The average two-year fixed rate is now at its lowest point for buy-to-let mortgages since September 2022, according to the analysis, while five-year rates are at their lowest level since October last year, indicating a possible shift for lenders trying to entice landlords towards their shorter-term products right now.
Two-year rates have fallen more steeply than five-year rates, which Rachel Springall, finance expert at Moneyfactscompare, notes is down to swap rates: “Lenders monitor swap rates to gauge future rate expectations, and when they drop it encourages mortgage rate cuts.”
Sub-5% on buy-to-let mortgage rates
The average two-year fixed buy-to-let mortgage rate is now 4.98%, down from 5.04% last month and more than 0.50% down from this time last year.
Landlords seeking to fix for five years will find average rates of 5.29% this month, although sub-5% deals are available if you’ve got a 40% deposit, with the average rate for 60% LTV mortgages now at 4.51%.
This positive movement in the buy-to-let mortgage sector comes shortly after the Bank of England announced interest rates would be held at 4.25%, with inflation showing little movement in recent months which is creating caution among policy makers.
Many lenders have continued to cut their rates and enhance their product ranges in spite of this, indicating optimism within the market and an impetus to keep appetite high among borrowers.
Focus on energy efficient property investment
As choices broaden and buy-to-let mortgage rates become more competitive, landlords are still urged to choose their investment properties wisely in order to ensure strong returns – which are being buoyed at the moment by the high rental yields on offer in many locations.

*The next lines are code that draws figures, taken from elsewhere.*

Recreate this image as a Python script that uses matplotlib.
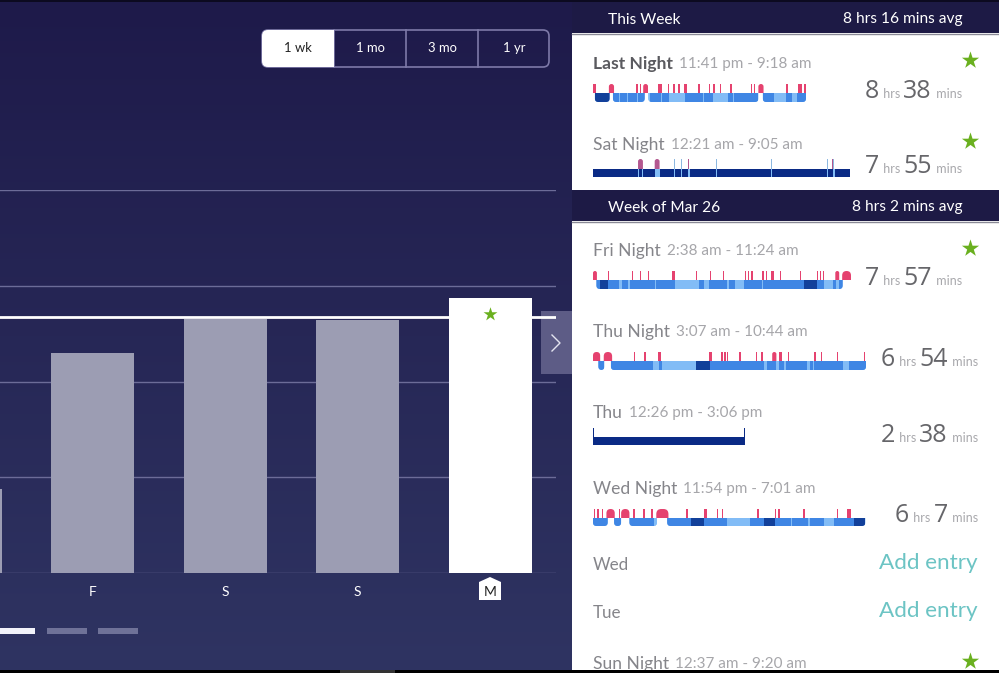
import numpy as np
import matplotlib
matplotlib.use("Agg")
import matplotlib.pyplot as plt
from matplotlib.patches import FancyBboxPatch, Rectangle, Polygon

plt.rcParams['font.family'] = ['Lato', 'DejaVu Sans']

W, H = 999, 673

# weekly chart (hours slept)
days = ['T', 'F', 'S', 'S', 'M']
hours = [2.63, 6.9, 7.95, 7.92, 8.63]
avg_hours = 8.03
grid_hours = [0, 3, 6, 9, 12]
ranges = ['1 wk', '1 mo', '3 mo', '1 yr']

# sleep log text
names = ['Last Night', 'Sat Night', 'Fri Night', 'Thu Night', 'Thu', 'Wed Night', 'Sun Night']
times = ['11:41 pm - 9:18 am', '12:21 am - 9:05 am', '2:38 am - 11:24 am', '3:07 am - 10:44 am',
         '12:26 pm - 3:06 pm', '11:54 pm - 7:01 am', '12:37 am - 9:20 am']
dur_hrs = ['8', '7', '7', '6', '2', '6']
dur_mins = ['38', '55', '57', '54', '38', '7']

# stages are (start min, end min, stage), awake are (start min, end min)
last_stages = [(5, 45, 'deep'), (54, 70, 'light'), (72, 93, 'light'), (95, 120, 'light'), (122, 140, 'light'),
               (150, 155, 'rem'), (155, 185, 'light'), (187, 205, 'light'), (205, 250, 'rem'), (250, 298, 'light'),
               (300, 325, 'light'), (325, 366, 'rem'), (366, 380, 'light'), (382, 448, 'light'), (460, 490, 'light'),
               (490, 522, 'rem'), (522, 538, 'light'), (538, 552, 'rem'), (552, 577, 'light')]
last_awake = [(0, 7), (43, 57), (116, 122), (127, 131), (136, 149), (177, 186), (203, 207), (217, 221), (231, 235),
              (247, 255), (285, 289), (313, 317), (326, 331), (344, 348), (370, 377), (428, 432), (437, 440),
              (448, 462), (524, 527), (556, 565), (571, 577)]

sat_stages = [(0, 525, 'classic'), (57, 58, 'rem'), (92, 94, 'rem'), (100, 102, 'rem'), (126, 136, 'rem'),
              (166, 167, 'rem'), (180, 181, 'rem'), (194, 198, 'rem'), (252, 253, 'rem'), (364, 366, 'rem'),
              (479, 480, 'rem'), (491, 494, 'rem')]
sat_awake = [(57, 58), (166, 167), (180, 181), (252, 253), (364, 365), (479, 480), (491, 492)]
sat_restless = [(92, 102), (126, 136), (194, 197), (488, 491)]

fri_stages = [(7, 15, 'light'), (15, 30, 'deep'), (30, 54, 'light'), (54, 59, 'rem'), (59, 71, 'light'),
              (71, 76, 'rem'), (76, 127, 'light'), (128, 167, 'light'), (167, 216, 'rem'), (216, 226, 'light'),
              (226, 236, 'rem'), (236, 273, 'light'), (273, 278, 'rem'), (278, 282, 'light'), (282, 290, 'light'),
              (290, 307, 'rem'), (307, 345, 'light'), (346, 431, 'light'), (431, 456, 'deep'), (456, 471, 'light'),
              (471, 490, 'rem'), (490, 496, 'light'), (502, 509, 'light')]
fri_awake = [(0, 8), (31, 33), (80, 82), (95, 97), (112, 114), (161, 167), (210, 212), (239, 241), (265, 267),
             (309, 312), (316, 319), (322, 326), (345, 348), (352, 355), (363, 369), (381, 383), (422, 424),
             (457, 459), (462, 465), (468, 471), (494, 502), (508, 526)]

thu_stages = [(9, 19, 'light'), (30, 101, 'light'), (101, 111, 'rem'), (111, 115, 'light'), (115, 173, 'rem'),
              (173, 196, 'deep'), (196, 286, 'light'), (286, 292, 'rem'), (292, 307, 'light'), (307, 311, 'rem'),
              (311, 319, 'light'), (319, 323, 'rem'), (323, 358, 'light'), (358, 363, 'rem'), (363, 369, 'light'),
              (370, 419, 'light'), (419, 428, 'rem'), (428, 457, 'light')]
thu_awake = [(0, 12), (18, 32), (68, 71), (86, 89), (109, 114), (195, 200), (214, 217), (219, 223), (224, 226),
             (244, 248), (273, 275), (282, 284), (300, 307), (311, 316), (326, 328), (370, 373), (381, 383),
             (408, 410), (453, 455)]

nap_stages = [(0, 160, 'classic')]
nap_awake = [(0, 0.6), (159.4, 160)]

wed_stages = [(0, 23, 'light'), (33, 44, 'light'), (57, 96, 'light'), (96, 100, 'rem'), (116, 154, 'light'),
              (154, 174, 'deep'), (174, 210, 'light'), (210, 245, 'rem'), (245, 268, 'light'), (268, 284, 'deep'),
              (284, 309, 'light'), (309, 311, 'rem'), (311, 337, 'light'), (337, 339, 'rem'), (339, 362, 'light'),
              (362, 377, 'rem'), (377, 408, 'light'), (408, 426, 'deep')]
wed_awake = [(1, 3), (7, 9), (14, 16), (21, 34), (40, 43), (44, 57), (63, 66), (78, 81), (90, 94), (99, 118),
             (146, 148), (173, 178), (194, 196), (201, 203), (257, 259), (285, 287), (290, 292), (329, 331),
             (381, 383), (398, 403)]

stage_colors = {'deep': '#12409a', 'light': '#3f86e4', 'rem': '#82bcf6', 'classic': '#0a2a85'}
AWAKE = '#e5426f'

fig = plt.figure(figsize=(W / 100, H / 100), dpi=100)

# page in pixel coords
bg = fig.add_axes([0, 0, 1, 1], zorder=0)
bg.axis('off')
grad = np.linspace(0, 1, 256).reshape(-1, 1)
cmap = matplotlib.colors.LinearSegmentedColormap.from_list('bg', ['#1e1a4a', '#2f3462'])
bg.imshow(grad, extent=(0, 572, H, 0), aspect='auto', cmap=cmap, zorder=0)
bg.set_xlim(0, W)
bg.set_ylim(H, 0)
bg.add_patch(Rectangle((572, 0), W - 572, H, color='white', lw=0, zorder=1))
bg.add_patch(Rectangle((541, 311), 31, 63, color='#5d5c86', lw=0, zorder=1))
bg.plot([552, 560, 552], [335, 343, 351], color='#e4e4f0', lw=1, zorder=2)


def px_text(x, y, s, px, color='#555555', **kw):
    kw.setdefault('va', 'center')
    return bg.text(x, y, s, fontsize=px * 0.72, color=color, zorder=5, **kw)


# range selector
bg.add_patch(FancyBboxPatch((262, 30), 287, 37, boxstyle='round,pad=0,rounding_size=6',
                            fc='none', ec='#7d79a8', lw=1.2, zorder=2))
bg.add_patch(FancyBboxPatch((262, 30), 60, 37, boxstyle='round,pad=0,rounding_size=6',
                            fc='white', ec='none', zorder=3))
bg.add_patch(Rectangle((300, 30), 34, 37, fc='white', ec='none', zorder=3))
for i, label in enumerate(ranges):
    px_text(298 + 72 * i, 48, label, 13, color='#222222' if i == 0 else 'white', ha='center')
    if i > 0:
        bg.plot([262 + 72 * i] * 2, [30, 67], color='#7d79a8', lw=1.2, zorder=2)

# pager + day badge
bg.add_patch(Rectangle((0, 628), 35, 6, color='#f2f3fa', lw=0, zorder=2))
bg.add_patch(Rectangle((47, 628), 40, 6, color='#6f7298', lw=0, zorder=2))
bg.add_patch(Rectangle((98, 628), 40, 6, color='#6f7298', lw=0, zorder=2))
bg.add_patch(Polygon([(479, 582), (490, 577), (501, 582), (501, 600), (479, 600)], color='white', lw=0, zorder=2))

# weekly bars
ax = fig.add_axes([0, 1 - 573 / H, 556 / W, (573 - 190) / H], zorder=2)
ax.patch.set_alpha(0)
x = np.arange(len(days))
ax.bar(x, hours, width=83 / 132.5, color=['#9c9db3'] * 4 + ['white'], zorder=3)
ax.axhline(avg_hours, color='white', lw=2, zorder=2)
ax.set_ylim(0, 12)
ax.set_yticks(grid_hours)
ax.set_yticklabels([])
ax.set_xticks(x)
ax.set_xticklabels(days, fontsize=10, color='white')
ax.get_xticklabels()[-1].set_color('#222222')
ax.set_xlim(40 / 132.5, 596 / 132.5)
ax.tick_params(length=0, pad=9)
ax.grid(axis='y', color='#6c6c98', lw=1, zorder=1)
for s in ax.spines.values():
    s.set_visible(False)
ax.scatter([4], [8.63 - 0.5], marker='*', s=110, color='#6ab01f', zorder=4, lw=0)

# section headers
for top, left, right in [(2, 'This Week', '8 hrs 16 mins avg'), (190, 'Week of Mar 26', '8 hrs 2 mins avg')]:
    bg.add_patch(Rectangle((572, top), W - 572, 31, color='#1d1a45', lw=0, zorder=2))
    bg.plot([572, W], [top + 31.5] * 2, color='#8a8a96', lw=1, zorder=2)
    px_text(608, top + 17.5, left, 15.5, color='white')
    px_text(963, top + 17.5, right, 15.5, color='white', ha='right')


def sleep_row(x0, x1, top, mid, bottom, total, stages, awake, tick_color=AWAKE, restless=None, rounded=True):
    a = fig.add_axes([x0 / W, 1 - bottom / H, (x1 - x0) / W, (bottom - top) / H], zorder=3)
    a.patch.set_alpha(0)
    a.axis('off')
    a.set_xlim(0, total)
    bar_px = bottom - mid
    ymax = (bottom - top) / bar_px
    a.set_ylim(0, ymax)
    min_px = total / (x1 - x0)

    # contiguous blocks get round corners
    spans = sorted((s, e) for s, e, _ in stages)
    blocks = []
    for s, e in spans:
        if blocks and s - blocks[-1][1] <= 3 * min_px:
            blocks[-1][1] = max(blocks[-1][1], e)
        else:
            blocks.append([s, e])
    # rounding radius in px, converted with mutation_aspect
    r = (3.5 if rounded else 0.01) * min_px
    aspect = (1 / bar_px) / min_px
    patches = []
    for s, e in blocks:
        p = FancyBboxPatch((s, 0), e - s, 1.6, boxstyle=f'round,pad=0,rounding_size={r}',
                           mutation_aspect=aspect, fc=stage_colors['rem'], ec='none', lw=0)
        a.add_patch(p)
        p.set_clip_path(Rectangle((0, 0), total, 1, transform=a.transData))
        patches.append(((s, e), p))
    for s, e, st in stages:
        for (bs, be), p in patches:
            if s >= bs and e <= be:
                b = a.barh(0.5, e - s, left=s, height=1, color=stage_colors[st], lw=0)[0]
                b.set_clip_path(p)

    def ticks(items, color):
        clip = Rectangle((0, 1), total, ymax - 1, transform=a.transData)
        for s, e in items:
            if (e - s) / min_px > 3.5:
                rad = min((e - s) / 2, 5 * min_px)
                p = FancyBboxPatch((s, 0.3), e - s, ymax - 0.3, boxstyle=f'round,pad=0,rounding_size={rad}',
                                   mutation_aspect=aspect, fc=color, ec='none', lw=0)
                a.add_patch(p)
                p.set_clip_path(clip)
            else:
                a.barh(1 + (ymax - 1) / 2, e - s, left=s, height=ymax - 1, color=color, lw=0)

    ticks(awake, tick_color)
    if restless:
        ticks(restless, '#b3578f')
    return a


sleep_row(593, 806, 84, 93, 102, 577, last_stages, last_awake)
sleep_row(593, 850, 159, 169, 177, 525, sat_stages, sat_awake, tick_color='#8db8e0', restless=sat_restless,
          rounded=False)
sleep_row(593, 851, 271, 280, 289, 526, fri_stages, fri_awake)
sleep_row(593, 866, 352, 361, 370, 457, thu_stages, thu_awake)
sleep_row(593, 745, 428, 437, 445, 160, nap_stages, nap_awake, tick_color='#0a2a85', rounded=False)
sleep_row(593, 866, 509, 518, 526, 427, wed_stages, wed_awake)

# row text
canvas = fig.canvas
rend = canvas.get_renderer()
name_y = [64, 145, 251, 332, 413, 489, 664]
for i, (n, t, y) in enumerate(zip(names, times, name_y)):
    bold = i == 0
    lab = px_text(593, y, n, 17.5, color='#5a5a5f' if bold else '#85858a', fontweight='bold' if bold else 'normal')
    ext = lab.get_window_extent(rend)
    px_text(ext.x1 + 6, y, t, 15.3, color='#a6a6aa')

dur_y = [98, 173, 285, 366, 442, 522]
dur_right = [962, 962, 962, 978, 978, 978]


def duration(right, y, hrs, mins):
    # laid out right to left
    xr = right
    for s, px, col, gap, fam in [(' mins', 12.5, '#a8a8ac', 1, 'Lato'), (mins, 25, '#66666a', 3, 'Open Sans'),
                                 (' hrs', 12.5, '#a8a8ac', 1, 'Lato'), (hrs, 25, '#66666a', 1, 'Open Sans')]:
        t = px_text(xr, y, s, px, color=col, ha='right', va='baseline', family=fam)
        xr = t.get_window_extent(rend).x0 - gap


for h, m, y, r in zip(dur_hrs, dur_mins, dur_y, dur_right):
    duration(r, y, h, m)

star_y = [60, 141, 248, 661]
bg.scatter([970] * 4, star_y, marker='*', s=170, color='#6ab01f', zorder=5, lw=0)

px_text(593, 565, 'Wed', 17, color='#85858a')
px_text(593, 613, 'Tue', 17, color='#85858a')
px_text(978, 563, 'Add entry', 22.5, color='#6cc4c4', ha='right')
px_text(978, 611, 'Add entry', 22.5, color='#6cc4c4', ha='right')

# screenshot edges
bg.add_patch(Rectangle((0, 670), W, 3, color='black', lw=0, zorder=6))
bg.add_patch(Rectangle((340, 670), 55, 3, color='#333333', lw=0, zorder=7))
bg.add_patch(Rectangle((0, 0), W, 2, color='#0c0a20', lw=0, zorder=6))

fig.savefig('out.png', dpi=100)
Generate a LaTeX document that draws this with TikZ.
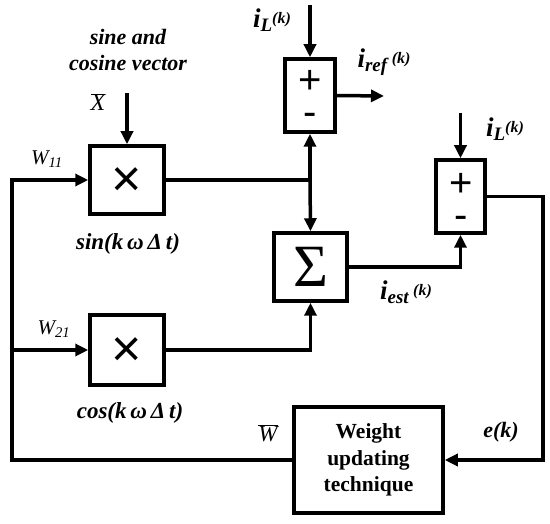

As Rachel Springall notes, taking energy performance certificates (EPCs) into account is a particularly prevalent property investment strategy at the moment. This is not just because of the upcoming upgrade in minimum energy efficiency standards in the private rented sector, but also to ensure properties stand out in the current climate as tenants seek to reduce their energy bills.
“This is why a buy-to-let investment might not work for accidental landlords who are not able to fork out the costs to make renovations,” says Rachel. “Investors typically expect to make better profits if investing in multiple properties, but by the same notion, it can open them to more risk if property prices plummet and they are locked into a mortgage or have no tenant for an extended period of time.
“Finding the right location to enter the market is essential, so it’s wise to expand property searches across other areas in the country outside of the obvious major cities.”
Long-term ambitions
Some property investors seek fast turnarounds on their investments, hoping to buy and sell within relatively short time frames to achieve a profit. However, particularly in the current environment, having a longer-term view can often pay off.
One factor affecting this is the higher rate of stamp duty now payable due to the thresholds being lowered in April this year. For property investors and landlords, a 5% surcharge also applies for each purchase, which is an essential cost to factor in.
A growing number of landlords are opting to use a limited company for their properties, which carries certain tax advantages – particularly for those in higher income tax brackets. Buy-to-let mortgages for limited companies are available through specialist and certain mainstream lenders, and can offer equally competitive rates as standard buy-to-let mortgages for individuals.
Rachel Springall comments: “An investment in property is more than aiming for a monthly profit, it’s important to understand the longer-term returns of selling the asset, and the tax implications of selling up.”